The 1.5-cent per fluid ounce tax is a bit of a misnomer, since the tax will be levied on a diverse assortment of non-alcoholic, naturally and artificially sweetened drinks like diet sodas, sports and energy drinks, and pre-sweetened coffees and teas. Baby formula and beverages that contain more 50 percent fresh fruits, vegetables, or milk will be excluded. The tax will be levied on beverage distributors who are more than likely to pass the costs on to consumers.
The city council went for the tax largely because Philadelphia Mayor Jim Kenney reworked the optics. His predecessor Michael Nutter stressed the public health benefits and twice failed to pass it. Instead, Kenney, who was elected last year, pledged to use the soda tax revenues for specific purposes, including pre-kindergarten and community school programs as well as parks, recreation, and libraries. Businesses that sold healthier drinks would receive a tax credit. Contrast that success to a plan for a 7 percent property tax hike over five years that one city council member proposed and withdrew shortly before the council approved the soda tax measure on a 13 to 4 vote. Philadelphia has had four property tax hikes since 2011.
Kenney's success signals that a well-argued case for taxation based on funding popular programs can withstand an industry juggernaut. Heavyweights like the American Beverage Association labeled the measure a "grocery tax" and spent $5 million in its unsuccessful bid to derail it. (The group plans to sue the city to block the tax.) Supporters of the tax had their own bigfoot: former New York Mayor Michael Bloomberg, who unsuccessfully pushed for a Big Apple soda tax in 2012. He largely bankrolled their nearly $2 million advertising campaign.
Voters will consider soda taxes in San Francisco, Oakland, and Albany, California, this November.
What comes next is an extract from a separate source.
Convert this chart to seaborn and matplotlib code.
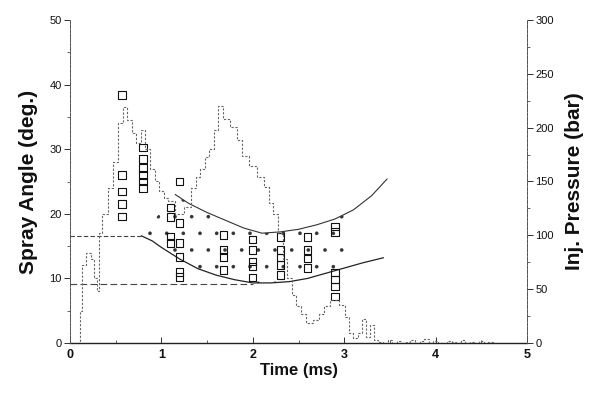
import numpy as np
import matplotlib
matplotlib.use("Agg")
import matplotlib.pyplot as plt
import seaborn as sns

# ---------------- data ----------------
# injection pressure trace (bar)
p_time = [0.0, 0.10, 0.12, 0.15, 0.20, 0.25, 0.28, 0.30, 0.33, 0.38, 0.45, 0.50,
          0.55, 0.60, 0.65, 0.70, 0.75, 0.80, 0.85, 0.90, 0.95, 1.00, 1.05, 1.10,
          1.20, 1.30, 1.35, 1.40, 1.45, 1.50, 1.55, 1.60, 1.64, 1.70, 1.80, 1.85,
          1.92, 2.00, 2.10, 2.15, 2.20, 2.25, 2.30, 2.35, 2.40, 2.45, 2.50, 2.55,
          2.62, 2.70, 2.75, 2.80, 2.90, 2.98, 3.03, 3.08, 3.12, 3.18, 3.22, 3.26,
          3.30, 3.35, 3.40, 3.45, 3.50, 3.55, 3.60, 3.65, 3.70, 3.75, 3.80, 3.85,
          3.90, 3.95, 4.00, 4.05, 4.10, 4.15, 4.20, 4.25, 4.30, 4.35, 4.40, 4.45,
          4.50, 4.55, 4.60, 4.65, 4.70]
p_bar = [0, 0, 30, 72, 84, 78, 60, 48, 102, 120, 144, 168,
         204, 219, 207, 195, 186, 198, 180, 162, 150, 141, 135, 132,
         120, 126, 144, 154, 162, 173, 180, 198, 220, 208, 201, 189,
         174, 164, 154, 145, 130, 120, 102, 78, 60, 45, 34, 27,
         19, 21, 27, 34, 40, 35, 24, 9, 5, 9, 22, 6,
         17, 3, 1, -2, 3, -1, 2, -3, 1, 3, -2, 2,
         4, -1, 2, 0, -3, 2, 1, -2, 3, -1, 1, -2,
         2, -1, 1, 0, 0]

# spray angle measurements (deg.)
sa_time = ([0.57] * 5 + [0.80] * 6 + [1.10] * 4 + [1.20] * 6 + [1.68] * 4 +
           [2.00] * 5 + [2.30] * 5 + [2.60] * 4 + [2.90] * 6)
sa_deg = ([38.4, 26.0, 23.5, 21.5, 19.6] +
          [30.3, 28.5, 27.1, 26.0, 25.0, 24.0] +
          [21.0, 19.5, 16.5, 15.5] +
          [25.0, 18.6, 15.5, 13.3, 11.0, 10.2] +
          [16.7, 14.4, 13.3, 11.3] +
          [16.0, 14.4, 12.6, 11.8, 10.1] +
          [16.4, 14.4, 13.2, 12.1, 10.5] +
          [16.4, 14.4, 13.1, 11.6] +
          [18.0, 17.2, 10.9, 9.8, 8.7, 7.2])

# envelope curves (deg.)
up_time = [1.15, 1.30, 1.50, 1.70, 1.90, 2.10, 2.30, 2.50, 2.70, 2.90, 3.10, 3.30, 3.47]
up_deg = [23.0, 21.6, 20.2, 19.0, 17.8, 17.0, 17.2, 17.6, 18.3, 19.2, 20.6, 22.8, 25.4]
lo_time = [0.78, 0.90, 1.00, 1.20, 1.40, 1.60, 1.80, 2.00, 2.20, 2.40, 2.60, 2.80, 3.00, 3.20, 3.43]
lo_deg = [16.6, 15.8, 14.8, 13.0, 11.5, 10.5, 9.8, 9.3, 9.3, 9.5, 10.0, 10.8, 11.6, 12.4, 13.2]

# steady (early) band limits
band_hi_level = 16.6
band_lo_level = 9.2
band_hi_end = 0.78
band_lo_end = 2.0

x_ticks = [0, 1, 2, 3, 4, 5]
y_ticks = [0, 10, 20, 30, 40, 50]
p_ticks = [0, 50, 100, 150, 200, 250, 300]

# ---------------- plot ----------------
sns.set_theme(style="white")
plt.rcParams['font.family'] = ['Liberation Sans', 'DejaVu Sans']
plt.rcParams['hatch.linewidth'] = 0.2

fig = plt.figure(figsize=(5.93, 3.93), dpi=100)
ax = fig.add_axes([70 / 593, 50 / 393, 457 / 593, 323 / 393])
ax2 = ax.twinx()

ink = "#111111"

# stippled region between envelope curves
grid = np.linspace(band_hi_end, 3.0, 200)
hi = np.interp(grid, [band_hi_end] + up_time, [band_hi_level] + up_deg)
lo = np.interp(grid, lo_time, lo_deg)
ax.fill_between(grid, lo, hi, facecolor="none", edgecolor="#333333", hatch=".",
                linewidth=0, zorder=1)

# horizontal band lines
ax.plot([0, band_hi_end], [band_hi_level, band_hi_level], color="#444444",
        lw=0.8, ls=(0, (4, 2)), zorder=2)
ax.plot([0, band_lo_end], [band_lo_level, band_lo_level], color="#444444",
        lw=0.8, ls=(0, (6, 3)), zorder=2)

# envelope curves
sns.lineplot(x=up_time, y=up_deg, ax=ax, color="#333333", lw=0.8, zorder=2)
sns.lineplot(x=lo_time, y=lo_deg, ax=ax, color="#222222", lw=0.9, zorder=2)

# spray angle squares
sns.scatterplot(x=sa_time, y=sa_deg, ax=ax, marker="s", s=28,
                facecolor="none", edgecolor=ink, linewidth=0.8, zorder=4)

# pressure trace
sns.lineplot(x=p_time, y=p_bar, ax=ax2, color="#666666", lw=0.8,
             ls=(0, (2, 1.5)), drawstyle="steps-mid", zorder=3)

ax.set_xlim(0, 5)
ax.set_ylim(0, 50)
ax2.set_ylim(0, 300)
ax.set_xticks(x_ticks)
ax.set_yticks(y_ticks)
ax2.set_yticks(p_ticks)
ax.set_xticks(np.arange(0.5, 5, 1.0), minor=True)
ax.set_yticks(np.arange(5, 50, 10), minor=True)
ax2.set_yticks(np.arange(25, 300, 50), minor=True)

for a in (ax, ax2):
    a.spines['top'].set_visible(False)
    a.spines['left'].set_linestyle((0, (3, 1.5)))
    a.spines['right'].set_linestyle((0, (3, 1.5)))
    for s in ('left', 'right', 'bottom'):
        a.spines[s].set_color("#555555")
        a.spines[s].set_linewidth(0.7)
    a.patch.set_visible(False)
ax2.spines['bottom'].set_visible(False)
ax.spines['bottom'].set_linestyle((0, (4, 1)))
ax.spines['bottom'].set_color("#222222")
ax.spines['bottom'].set_linewidth(1.0)

ax.tick_params(axis='y', which='major', direction='out', length=4, width=0.6,
               labelsize=8, pad=2, colors=ink, left=True)
ax.tick_params(axis='y', which='minor', direction='out', length=2, width=0.5, left=True)
ax.tick_params(axis='x', which='major', direction='in', length=4, width=0.6,
               labelsize=9, pad=4, colors=ink, bottom=True)
ax.tick_params(axis='x', which='minor', direction='in', length=2, width=0.5, bottom=True)
ax2.tick_params(axis='y', which='major', direction='out', length=4, width=0.6,
                labelsize=8, pad=2, colors=ink, right=True)
ax2.tick_params(axis='y', which='minor', direction='out', length=2, width=0.5, right=True)
for lab in ax.get_xticklabels():
    lab.set_fontweight('bold')

ax.set_xlabel("Time (ms)", fontsize=12, fontweight='bold', color=ink, labelpad=2)
ax.set_ylabel("Spray Angle (deg.)", fontsize=15, fontweight='bold', color=ink, labelpad=8)
ax2.set_ylabel("Inj. Pressure (bar)", fontsize=15, fontweight='bold', color=ink, labelpad=8)

fig.savefig("out.png", dpi=100)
The Berkeley soda tax delivered more than $700,000 in new revenues in the first six months after it went into effect. The Philadelphia tax is estimated to bring in more than $90 million dollars annually. Reaching that benchmark will be a major test for the city, however, particularly with soda consumption already declining and soda taxes depressing consumption even more. The tax goes into effect on January 1, 2017.
To get the biggest bang for the soda tax buck, municipal officials should rethink the levy to shift both consumer behavior and industry practices, says Donald Marron, who directs economic policy initiatives at the Urban Institute and co-authored an Urban Institute and Brookings Institution Tax Policy Center study on taxing unhealthy foods. "If people want to go down this route, they ought to think about ways to design the tax so that high sugar drinks face more taxes than lower sugar drinks," Marron says. "The beauty of a tax that is calibrated in some way to sugar content is at least it begins to give businesses an incentive to change their behavior, too."
It's hard to deny the appeal that a least-unpopular tax option that boosts revenues-like a soda tax-can have for cash-poor municipalities. Nonetheless, the debate over the soda tax hides a bigger problem: The ongoing struggle by cities and towns to fund civic necessities without riling up residents who, in turn, complain about paying higher taxes for a shorter menu of basic, and sometimes shoddy services, and who fail to that grasp that local governments cannot provide first-class programs or amenities on the paltry revenues that they currently take in.